This practical connects the lectures and practicals covered in the course as they would work together for a typical data analysis with data import, transformation, summarizing and plotting.
Atmospheric carbon dioxide
\(CO_2\)
Carbon dioxide, CO2 is as its name says, an oxide. Meaning, once in the atmosphere is it extremely stable and will remain there for thousands of years. Two main carbon sinks exist: forest, mainly trees that incorporate the carbon for their growth and oceans. The latter have absorbed approximately half of what humans have produce by burning oil, not without consequences. Oceans are getting warmer, making CO2 solubility weaker and diminishes the pH. This acidification already killed half of the animals building coral reef (91% as in 2022) and calcifying organisms. CO2, like methane is a greenhouse gas, absorbing and radiating infrared thermal energy leading to heat being trapped close to the ground. It is worth saying that the first scientist to discover the link between CO2 and heat trap was a woman Eunice Newton Foote as early as 1856. French version of the Wikipedia page is more in line with the Smithsonian article: she was not allowed to present her work because of her gender.
Find out how long carbon dioxide can last in our atmosphere and why it matters to look at cumulative emissions
Cumulative carbon dioxide emissions
Due to extreme long time CO2 remains in the atmosphere, looking at yearly emissions is of little interest. Especially since this is used by rich countries who got rid of most of their industry to justify little efforts. What matters is the cumulative emissions. For this, we will look at the data from the World Bank. Unfortunately, they don’t provide the 1960 - 2020 but 1990-2021, so please use my local copy linked below.
Warning in f(names[[col]]): NAs introduced by coercion
cum_co2_long
# A tibble: 16,492 × 3
`Country Name` year co2_emissions_mt_per_cap
<chr> <int> <dbl>
1 Aruba 1960 NA
2 Aruba 1961 NA
3 Aruba 1962 NA
4 Aruba 1963 NA
5 Aruba 1964 NA
6 Aruba 1965 NA
7 Aruba 1966 NA
8 Aruba 1967 NA
9 Aruba 1968 NA
10 Aruba 1969 NA
# ℹ 16,482 more rows
Cleanup by removing the missing values and the year 66
Tip
The first year is 1960, a coherent filtering on the year column. For removing missing values of CO2, drop_na() is a good pick
Burning fossils is what make economy working. Any crisis comes usually after a peak of energy prices. Even the 2008 crisis is partly due to this price increase. The US reacted by from 2010 firing up the production of shale oil.
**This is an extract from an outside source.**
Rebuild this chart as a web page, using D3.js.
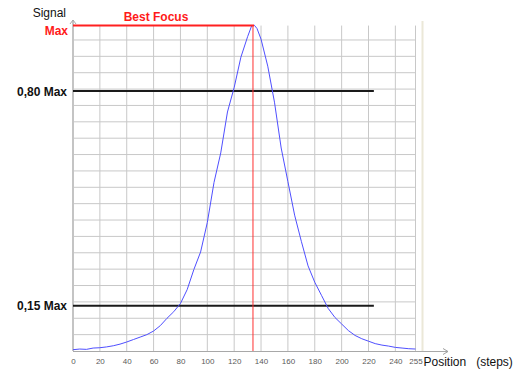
<!DOCTYPE html>
<html><head><meta charset="utf-8">
<script src="https://cdn.jsdelivr.net/npm/d3@7"></script>
<style>
html,body{margin:0;padding:0;background:#fff;}
svg{display:block;font-family:"Liberation Sans",Arial,sans-serif;}
</style></head>
<body><svg id="chart" width="514" height="370"></svg>
<script>
// ---- data ----
const positions = [0,5,10,15,20,25,30,35,40,45,50,55,60,65,70,75,80,85,90,95,100,105,110,115,120,125,130,133,135,137,140,145,150,155,160,165,170,175,180,185,190,195,200,205,210,215,220,225,230,235,240,245,250,255];
const signal    = [0.08,0.12,0.10,0.18,0.20,0.25,0.32,0.42,0.55,0.70,0.85,1.00,1.22,1.55,2.00,2.40,2.90,3.75,4.98,6.05,7.85,10.30,12.10,14.60,16.10,17.95,19.20,19.86,19.90,19.70,19.05,17.40,15.20,12.40,10.35,8.30,6.70,5.20,4.20,3.40,2.60,2.05,1.65,1.25,0.95,0.75,0.60,0.45,0.36,0.30,0.22,0.18,0.14,0.12];
const xTicks = [0,20,40,60,80,100,120,140,160,180,200,220,240,255];
const yGrid = [1,2,3,4,5,6,7,8,9,10,11,12,13,14,15,16,17,18,19];
const maxSignal = 19.88;
const bestFocus = 134;
const levelLabels = ["0,80 Max","0,15 Max"];
const levelValues = [15.88, 2.77];
const levelEnd = 224;

const svg = d3.select("#chart");
const x = d3.scaleLinear().domain([0,255]).range([73,415.5]);
const y = d3.scaleLinear().domain([0,20]).range([351,23.6]);
const yTop = y(maxSignal);

// window border (beige)
svg.append("line").attr("x1",422.5).attr("x2",422.5).attr("y1",21).attr("y2",352)
  .attr("stroke","#ebe8d8").attr("stroke-width",2);

// grid
svg.append("g").selectAll("line").data(yGrid).join("line")
  .attr("x1",x(0)).attr("x2",x(255)).attr("y1",d=>y(d)).attr("y2",d=>y(d))
  .attr("stroke","#c8c8c8").attr("stroke-width",1);
svg.append("g").selectAll("line").data(xTicks.slice(1)).join("line")
  .attr("x1",d=>x(d)).attr("x2",d=>x(d)).attr("y1",yTop).attr("y2",y(0))
  .attr("stroke","#c8c8c8").attr("stroke-width",1);

// y axis with arrow
svg.append("line").attr("x1",x(0)).attr("x2",x(0)).attr("y1",20).attr("y2",y(0))
  .attr("stroke","#c4c4c4").attr("stroke-width",2);
svg.append("path").attr("d",`M${x(0)-3},${24} L${x(0)},${20} L${x(0)+3},${24}`)
  .attr("fill","none").attr("stroke","#aaa").attr("stroke-width",1);

// x axis with arrow
svg.append("line").attr("x1",x(0)).attr("x2",448).attr("y1",y(0)+0.5).attr("y2",y(0)+0.5)
  .attr("stroke","#a8a8a8").attr("stroke-width",1);
svg.append("path").attr("d",`M${443},${y(0)-2.5} L${448},${y(0)+0.5} L${443},${y(0)+3.5}`)
  .attr("fill","none").attr("stroke","#a0a0a0").attr("stroke-width",1);

const xAxis = d3.axisBottom(x).tickValues(xTicks).tickSize(0).tickPadding(7);
const gx = svg.append("g").attr("transform",`translate(0,${y(0)})`).call(xAxis);
gx.select(".domain").remove();
gx.selectAll("text").attr("font-size",8).attr("fill","#5a5a5a")
  .attr("font-family","'Liberation Sans',Arial,sans-serif");

// level lines
svg.append("g").selectAll("line").data(levelValues).join("line")
  .attr("x1",x(0)).attr("x2",x(levelEnd)).attr("y1",d=>y(d)).attr("y2",d=>y(d))
  .attr("stroke","#1a1a1a").attr("stroke-width",2);
svg.append("g").selectAll("text").data(levelLabels).join("text")
  .attr("x",67).attr("y",(d,i)=>y(levelValues[i])+4.5).attr("text-anchor","end")
  .attr("font-size",12).attr("font-weight","bold").attr("fill","#111").text(d=>d);

// curve
const line = d3.line().x((d,i)=>x(positions[i])).y(d=>y(d));
svg.append("path").datum(signal).attr("d",line).attr("fill","none")
  .attr("stroke","#4f4fff").attr("stroke-width",1);

// best focus markers
svg.append("line").attr("x1",x(0)).attr("x2",x(bestFocus)+1).attr("y1",yTop).attr("y2",yTop)
  .attr("stroke","#ff2020").attr("stroke-width",2);
svg.append("line").attr("x1",x(bestFocus)).attr("x2",x(bestFocus)).attr("y1",yTop).attr("y2",y(0))
  .attr("stroke","#ff3030").attr("stroke-width",1);

// texts
svg.append("text").attr("x",66).attr("y",17).attr("text-anchor","end")
  .attr("font-size",12).attr("fill","#111").text("Signal");
svg.append("text").attr("x",68).attr("y",34.5).attr("text-anchor","end")
  .attr("font-size",12).attr("font-weight","bold").attr("fill","#ff1a1a").text("Max");
svg.append("text").attr("x",156).attr("y",20.5).attr("text-anchor","middle")
  .attr("font-size",12).attr("font-weight","bold").attr("fill","#ff1a1a").text("Best Focus");
svg.append("text").attr("x",423.5).attr("y",366).attr("font-size",12).attr("fill","#111")
  .style("white-space","pre").text("Position   (steps)");
</script></body></html>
GDP is the main economic indicator and the only target for most countries since WWII. And this despite a poor indicator (accidents, disasters increase GDP) it is the target.
However, one can argue that the emissions data start only in 1960 and are in per-capita units.
Let’s explore with another dataset from the famous Our World in Data organisation
Download and open the CSV CO2 file, assign name owid_co2
Tip
This file comes already in a data format you can use straight away. But there are missing values in columns, so pay attention to use the argument na.rm = TRUE in your sums.
# A tibble: 29 × 3
country year cumulative_co2
<chr> <dbl> <dbl>
1 World 1995 923887.
2 World 1996 948146.
3 World 1997 972548.
4 World 1998 996851.
5 World 1999 1021705
6 World 2000 1047216.
7 World 2001 1072922.
8 World 2002 1099199.
9 World 2003 1126868.
10 World 2004 1155501.
# ℹ 19 more rows
We find 1993 this time. Previous 1960 emissions were tiny, Worldwide population almost tripled between 1960 and today and energy usage in Western countries just exploded.
Display the top 10 Carbon dioxide countries emitters of all time and comment
Tip
The Our World in Data added the calculations for continents and world inside country. to select only individual countries, select only iso_code that are 3 characters long.
There is too much of fossil energy left to make our climate livable. The carbon dioxide concentration has never been that high as today since 800,000 years. Thus, all the humankind history has lived in lower concentrations, the new era is then an unknown territory. However, as seen in Delannoy et al. 2021, in Applied Energy there is not enough fossil for continuing our current life style, and for lower income countries to reach it.